# Ground coconut vs coconut flour



## whole milk (Oct 31, 2009)

Hi,

Again, I'm playing in the kitchen.  I have a lot of dried coconut in my pantry so I'd thought I'd dry it out by toasting it in the oven and test out some variations on a flourless cake, some macaroons, and maybe a cookie or two.  

Looking around for idea on the net I found lots of recipes that use "coconut flour" but nothing for ground toasted coconut.  Would they be the same thing?  Has anyone any experience in either they can pass on?


----------



## bigdaddy3k (Oct 31, 2009)

Toasting coconut lessens it's ability to be hydrated, sort of like browning flour for a rue (sp) will lessen its ability to thicken a liquid. So, if you are using the cocnut flour in a flour capacity then the toasted version will not do the same thing. However, if you are using it to flavor then is will do the same thing.


----------



## MostlyWater (Oct 31, 2009)

i add it to my granola.  mmmmm


----------



## whole milk (Nov 2, 2009)

bigdaddy3k said:


> Toasting coconut lessens it's ability to be hydrated, sort of like browning flour for a rue (sp) will lessen its ability to thicken a liquid. So, if you are using the cocnut flour in a flour capacity then the toasted version will not do the same thing. However, if you are using it to flavor then is will do the same thing.

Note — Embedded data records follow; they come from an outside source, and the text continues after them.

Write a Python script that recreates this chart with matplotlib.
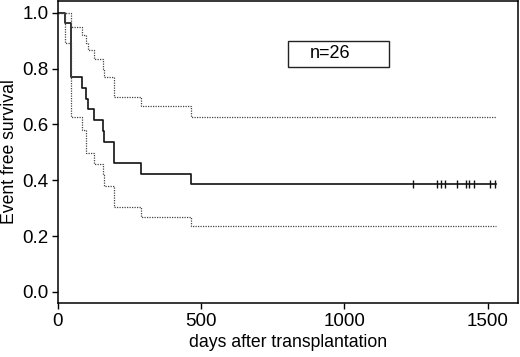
import numpy as np
import matplotlib
matplotlib.use('Agg')
import matplotlib.pyplot as plt
from matplotlib.patches import Rectangle

plt.rcParams['font.family'] = ['Liberation Sans', 'DejaVu Sans']

# Kaplan-Meier estimate (event times in days) with pointwise CI
times = [0, 24, 45, 83, 98, 104, 126, 156, 161, 196, 290, 465, 1530]
surv = [1.0, 0.962, 0.769, 0.731, 0.692, 0.654, 0.615, 0.577, 0.538, 0.462, 0.423, 0.385, 0.385]
upper = [1.0, 1.0, 0.949, 0.922, 0.89, 0.866, 0.836, 0.80, 0.769, 0.70, 0.667, 0.627, 0.627]
lower = [1.0, 0.89, 0.625, 0.58, 0.496, 0.496, 0.457, 0.418, 0.379, 0.305, 0.269, 0.237, 0.237]
censored = [1241, 1324, 1338, 1353, 1395, 1424, 1437, 1451, 1509, 1526]

fig = plt.figure(figsize=(5.2, 3.57), dpi=100)
ax = fig.add_axes([0.1115, 0.151, 0.885, 0.846])

ax.step(times, surv, where='post', color='#111111', lw=1.2)
ax.step(times, upper, where='post', color='#444444', lw=0.9, ls=(0, (1, 1)))
ax.step(times, lower, where='post', color='#444444', lw=0.9, ls=(0, (1, 1)))
ax.plot(censored, [surv[-1]] * len(censored), ls='none', marker='|',
        ms=6, mew=1.0, color='#111111')

ax.set_xlim(0, 1607)
ax.set_ylim(-0.04, 1.042)
ax.set_xticks([0, 500, 1000, 1500])
ax.set_yticks([0.0, 0.2, 0.4, 0.6, 0.8, 1.0])
ax.set_yticklabels(['0.0', '0.2', '0.4', '0.6', '0.8', '1.0'])
ax.tick_params(direction='out', length=4, width=1, labelsize=13.5, pad=3)
for s in ax.spines.values():
    s.set_linewidth(1.1)

ax.set_xlabel('days after transplantation', fontsize=12.7, labelpad=3)
ax.set_ylabel('Event free survival', fontsize=12.7, labelpad=3)

# n box
ax.add_patch(Rectangle((0.5, 0.781), 0.22, 0.087, transform=ax.transAxes,
                       fc='white', ec='#222222', lw=1.0))
ax.text(0.591, 0.825, 'n=26', transform=ax.transAxes, ha='center', va='center',
        fontsize=13)

fig.savefig('out.png', dpi=100)
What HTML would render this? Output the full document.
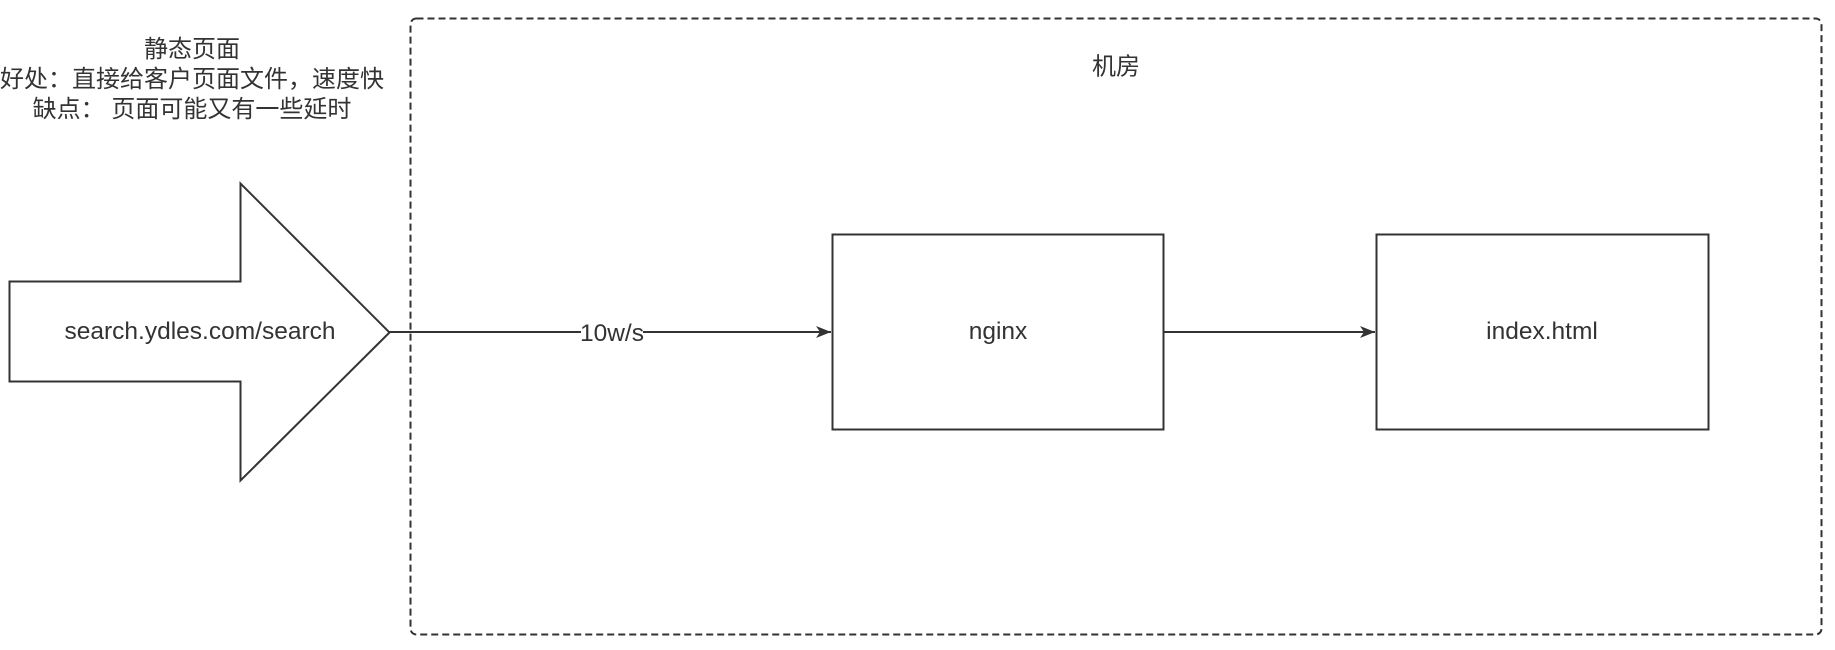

Thank you for the information.

The morning after it came out form the oven I put it in the food processor expecting to grind it to a powder but it turned into a paste, a kind of "coconut butter".  I thought for a moment, added some egg yolks, sugar, vanilla and rum then took half out and added a measure of flour to the remainder and baked cookies with pecans on top.  They were pretty good.  

The first batch without flour really sizzled from the oil when they came out of the oven and felt heavier on the palate then those with the flour added in.  Both were good but surprisingly their wasn't a strong flavor of coconut.  

Any suggestions on where to take the recipe or proportions?

I was thinking of adding some leavening and maybe an equal measure of oatmeal to help absorb the oil and preserve the chewyness. For flavoring, the rum wasn't a bad idea but I think it's better suited for cakes.  Maybe chocolate (without oatmeal) or almond flavoring.  A tropical cookie doesn't appeal to my mind; pineapple, mango or citrus feel more for pies and cakes.  What do you all think?

Cheers


----------